Assim, a Índia, membro do Brics com Brasil, Rússia, China e África do Sul, está suando para equilibrar as veleidades. Um ponto central é a existência ou não de um comunicado final da reunião. No momento, segundo a Folha ouviu de negociadores, os russos colocaram uma condenação ao suposto ataque terrorista contra seu gasoduto Nord Stream, em setembro, como uma condição para aprovar o texto.

Já os ocidentais querem, evidentemente, uma reprimenda dura a Moscou pela guerra. Nenhum dos dois lados deve ter o que quer, e posições intermediárias estão sendo estudadas, principalmente com a ajuda de nações neutras como a dos anfitriões e do Brasil —que presidirá o G20 em 2024.

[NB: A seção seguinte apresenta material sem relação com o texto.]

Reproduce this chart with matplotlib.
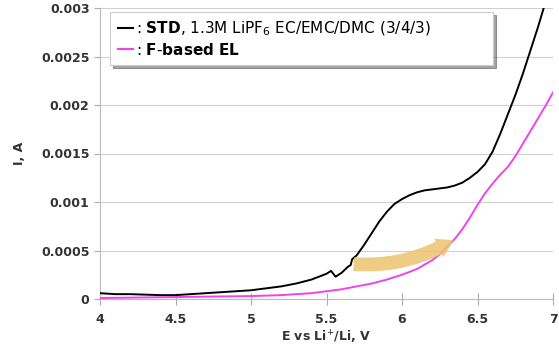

Talvez nenhum consenso seja alcançado. No fim de semana, reunião similar de ministros da Fazenda do G20 em Bangalore não chegou a lugar algum devido à insistência na condenação russa. Nesta terça, o chefe da diplomacia europeia, o espanhol Josep Borrell, disse que "essa guerra tem de ser condenada".

A sessão principal ocorrerá nesta quinta, enquanto o jantar de abertura não teve a presença de americanos e chineses, que alegaram problemas de agenda. Em Pequim, Xi Jinping mandou seu sinal nesta quarta, recebendo um dos mais fiéis aliados de Putin, o belarusso Aleksandr Lukachenko.